My first competition here in Brazil was after 2 weeks of arriving and I let go of my values because I got caught up in the motivation of others. I doubted myself but also I was curious about trying a different mental preparation. I chose to ignore the system that works so well for me and it wasn’t a success. Even though I won my first fight, I didn’t enjoy any part of it. I went on to lose my second fight with someone half my body weight and I take full responsibility for that because I did’t really want to be there. Not good for me and not good for her. I was really sad after that fight; not for losing, but just not for being present, and to me that was a failure. My time here has shown me other ways of doing things and I have tried those, but for this next fight I will have to do it my way. In the end we always have choice and part of this journey, was discovering and rediscovering our power of choice. Sometimes it’s a tangible thing and sometimes it’s just changing perspective.
My prep this last week is far from perfect. I got kicked in the head two days ago and have since been lying prone with ice on my head trying to get the swelling down! The competition schedule also only got released yesterday and I’m in fact fighting on a different day, so there has been a manic change of flights and hotel – Travel! But ‘hora de lutar’ (fightime) now is just about having fun, the thing I do best.
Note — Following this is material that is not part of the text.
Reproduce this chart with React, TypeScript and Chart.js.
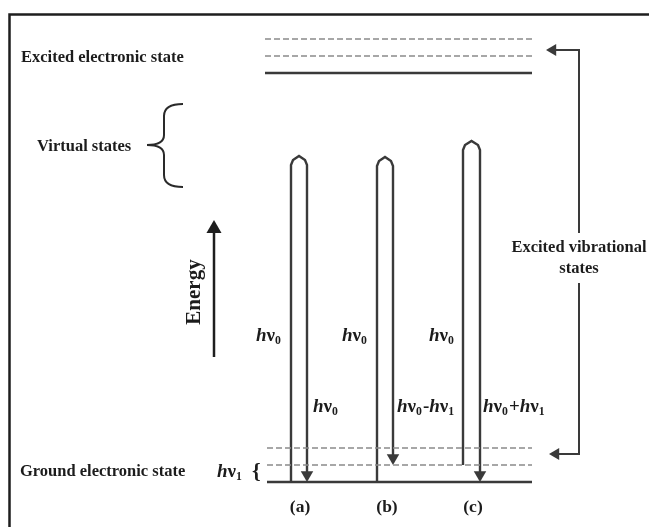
import { useEffect, useRef } from 'react';
import { Chart, registerables } from 'chart.js';

Chart.register(...registerables);

// ---- diagram data (x: horizontal position, y: energy-axis position, top = 0) ----
const FRAME_X = [9.5, 9.5, 649];
const FRAME_Y = [527, 14.5, 14.5];

const EXCITED_LEVELS = [39, 56, 73]; // two vibrational (dashed) + electronic (solid)
const EXCITED_SPAN = [265, 532];
const GROUND_LEVELS = [448, 465, 482];
const GROUND_SPAN = [267, 532];

const TRANSITIONS = ['(a)', '(b)', '(c)'];
const TRANSITION_LABEL_X = [300, 387, 473];
const TRANSITION_LABEL_Y = 507;
const UP_X = [291, 377, 463];
const DOWN_X = [307, 393, 480];
const UP_FROM = [482, 482, 465];
const VIRTUAL_APEX = [156, 157, 141];
const DOWN_TO = [482, 465, 482];

const INCIDENT_LABELS = [['h*', 'ν', '_0'], ['h*', 'ν', '_0'], ['h*', 'ν', '_0']];
const INCIDENT_X = [256, 342, 429];
const INCIDENT_Y = 336;
const SCATTERED_LABELS = [
  ['h*', 'ν', '_0'],
  ['h*', 'ν', '_0', '-', 'h*', 'ν', '_1'],
  ['h*', 'ν', '_0', '+', 'h*', 'ν', '_1'],
];
const SCATTERED_X = [313, 397, 483];
const SCATTERED_Y = 407;

const STATE_LABELS = ['Excited electronic state', 'Virtual states', 'Ground electronic state'];
const STATE_LABEL_X = [21, 37, 20];
const STATE_LABEL_Y = [58, 147, 472];

const ENERGY_ARROW_X = 214;
const ENERGY_ARROW_Y = [357, 220];

const VIB_BRACKET_X = 579;
const VIB_BRACKET_TIP_X = [546, 549];
const VIB_BRACKET_Y = [50, 454];
const VIB_TEXT = ['Excited vibrational', 'states'];
const VIB_TEXT_Y = [248, 269];
const VIB_GAP = [233, 283];

const VIRTUAL_BRACE = { top: 104, bottom: 187, tipX: 147, spineX: 164, endX: 183, mid: 145 };

const SERIF = '"Liberation Serif", "Times New Roman", serif';
const LINE = '#3a3a3a';
const DASH = '#8a8a8a';
const TEXT = '#1c1c1c';
const HNU_SIZE = 19;

function seg(xs: number[], ys: number[], color: string, width: number, dash: number[] = []) {
  return {
    data: xs.map((x, i) => ({ x, y: ys[i] })),
    showLine: true,
    borderColor: color,
    borderWidth: width,
    borderDash: dash,
    pointRadius: 0,
    pointHoverRadius: 0,
    tension: 0,
    fill: false,
    clip: false as any,
  };
}

function head(x: number, tip: number, dir: 'up' | 'down' | 'left', r: number, color = LINE) {
  const pt =
    dir === 'down' ? { x, y: tip - r } : dir === 'up' ? { x, y: tip + r } : { x: x + r, y: tip };
  return {
    data: [pt],
    showLine: false,
    pointStyle: 'triangle',
    rotation: dir === 'down' ? 180 : dir === 'up' ? 0 : 270,
    pointRadius: r,
    pointHoverRadius: r,
    backgroundColor: color,
    borderColor: color,
    borderWidth: 0,
    clip: false as any,
  };
}

function buildDatasets() {
  const ds: any[] = [];
  ds.push(seg(FRAME_X, FRAME_Y, '#1e1e1e', 2.5));
  EXCITED_LEVELS.forEach((y, i) => {
    const solid = i === EXCITED_LEVELS.length - 1;
    ds.push(seg(EXCITED_SPAN, [y, y], solid ? LINE : DASH, solid ? 2.5 : 1.3, solid ? [] : [6, 3]));
  });
  GROUND_LEVELS.forEach((y, i) => {
    const solid = i === GROUND_LEVELS.length - 1;
    ds.push(seg(GROUND_SPAN, [y, y], solid ? LINE : DASH, solid ? 2.5 : 1.3, solid ? [] : [6, 3]));
  });
  TRANSITIONS.forEach((_, i) => {
    const l = UP_X[i];
    const r = DOWN_X[i];
    const m = (l + r) / 2;
    const apex = VIRTUAL_APEX[i];
    const sh = apex + 9;
    ds.push(
      seg(
        [l, l, l + 2, m, r - 2, r, r],
        [UP_FROM[i], sh, apex + 4, apex, apex + 4, sh, DOWN_TO[i] - 8],
        LINE,
        2.4
      )
    );
    ds.push(head(r, DOWN_TO[i], 'down', 7.2));
  });
  // energy axis arrow
  ds.push(seg([ENERGY_ARROW_X, ENERGY_ARROW_X], [ENERGY_ARROW_Y[0], ENERGY_ARROW_Y[1] + 8], '#1e1e1e', 2.5));
  ds.push(head(ENERGY_ARROW_X, ENERGY_ARROW_Y[1], 'up', 8.7, '#1e1e1e'));
  // excited vibrational states bracket
  ds.push(
    seg([VIB_BRACKET_TIP_X[0] + 6, VIB_BRACKET_X, VIB_BRACKET_X], [VIB_BRACKET_Y[0], VIB_BRACKET_Y[0], VIB_GAP[0]], LINE, 2)
  );
  ds.push(
    seg([VIB_BRACKET_X, VIB_BRACKET_X, VIB_BRACKET_TIP_X[1] + 6], [VIB_GAP[1], VIB_BRACKET_Y[1], VIB_BRACKET_Y[1]], LINE, 2)
  );
  ds.push(head(VIB_BRACKET_TIP_X[0], VIB_BRACKET_Y[0], 'left', 6.8));
  ds.push(head(VIB_BRACKET_TIP_X[1], VIB_BRACKET_Y[1], 'left', 6.8));
  return ds;
}

function drawRich(ctx: CanvasRenderingContext2D, parts: string[], x: number, y: number, size: number) {
  let cx = x;
  for (const p of parts) {
    const sub = p.startsWith('_');
    const it = p.endsWith('*') && p.length > 1;
    const t = sub ? p.slice(1) : it ? p.slice(0, -1) : p;
    const fs = sub ? size * 0.62 : size;
    ctx.font = `${it ? 'italic ' : ''}bold ${fs}px ${SERIF}`;
    ctx.fillText(t, cx, y + (sub ? size * 0.28 : 0));
    cx += ctx.measureText(t).width + (sub ? 1 : 0);
  }
}

const labelPlugin = {
  id: 'diagramLabels',
  afterDatasetsDraw(chart: any) {
    const { ctx } = chart;
    const sx = chart.scales.x;
    const sy = chart.scales.y;
    const X = (v: number) => sx.getPixelForValue(v);
    const Y = (v: number) => sy.getPixelForValue(v);
    ctx.save();
    ctx.fillStyle = TEXT;
    ctx.textBaseline = 'middle';
    ctx.textAlign = 'left';
    ctx.font = `bold 16.5px ${SERIF}`;
    STATE_LABELS.forEach((t, i) => ctx.fillText(t, X(STATE_LABEL_X[i]), Y(STATE_LABEL_Y[i])));

    ctx.textAlign = 'center';
    VIB_TEXT.forEach((t, i) => ctx.fillText(t, X(VIB_BRACKET_X), Y(VIB_TEXT_Y[i])));

    ctx.font = `bold 17.5px ${SERIF}`;
    TRANSITIONS.forEach((t, i) => ctx.fillText(t, X(TRANSITION_LABEL_X[i]), Y(TRANSITION_LABEL_Y)));

    // Energy label (rotated)
    ctx.save();
    ctx.translate(X(195), Y(292));
    ctx.rotate(-Math.PI / 2);
    ctx.font = `bold 21px ${SERIF}`;
    ctx.fillText('Energy', 0, 0);
    ctx.restore();

    ctx.textAlign = 'left';
    INCIDENT_LABELS.forEach((p, i) => drawRich(ctx, p, X(INCIDENT_X[i]), Y(INCIDENT_Y), HNU_SIZE));
    SCATTERED_LABELS.forEach((p, i) => drawRich(ctx, p, X(SCATTERED_X[i]), Y(SCATTERED_Y), HNU_SIZE));
    drawRich(ctx, ['h*', 'ν', '_1'], X(217), Y(472), HNU_SIZE);
    ctx.font = `bold 22px ${SERIF}`;
    ctx.fillText('{', X(252), Y(472));

    // virtual states brace
    const b = VIRTUAL_BRACE;
    ctx.strokeStyle = '#2a2a2a';
    ctx.lineWidth = 2;
    ctx.beginPath();
    ctx.moveTo(X(b.endX), Y(b.top));
    ctx.quadraticCurveTo(X(b.spineX), Y(b.top), X(b.spineX), Y(b.top + 12));
    ctx.lineTo(X(b.spineX), Y(b.mid - 10));
    ctx.quadraticCurveTo(X(b.spineX), Y(b.mid), X(b.tipX), Y(b.mid));
    ctx.quadraticCurveTo(X(b.spineX), Y(b.mid), X(b.spineX), Y(b.mid + 10));
    ctx.lineTo(X(b.spineX), Y(b.bottom - 12));
    ctx.quadraticCurveTo(X(b.spineX), Y(b.bottom), X(b.endX), Y(b.bottom));
    ctx.stroke();
    ctx.restore();
  },
};

export default function App() {
  const ref = useRef<HTMLCanvasElement>(null);
  useEffect(() => {
    const chart = new Chart(ref.current!, {
      type: 'scatter',
      data: { datasets: buildDatasets() },
      options: {
        responsive: false,
        animation: false,
        events: [],
        layout: { padding: 0, autoPadding: false },
        plugins: { legend: { display: false }, tooltip: { enabled: false } },
        scales: {
          x: { type: 'linear', min: 0, max: 649, display: false },
          y: { type: 'linear', min: 0, max: 527, reverse: true, display: false },
        },
      },
      plugins: [labelPlugin],
    } as any);
    return () => chart.destroy();
  }, []);
  return (
    <canvas
      ref={ref}
      width={649}
      height={527}
      style={{ position: 'absolute', left: 0, top: 0, width: 649, height: 527, background: '#fff' }}
    />
  );
}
I love Brazil, I love Brazilians and mostly I love the experience for showing me new ways and finding my own way again amongst all that. To have clarity of intent is a tremendous thing, especially when the next 6 months for me will be spent frolicking around the unknown. If I leave Brazil having learnt a little more about patience, relinquishing expectations, flexibility and clarity then that is a great success. I can’t ask for more.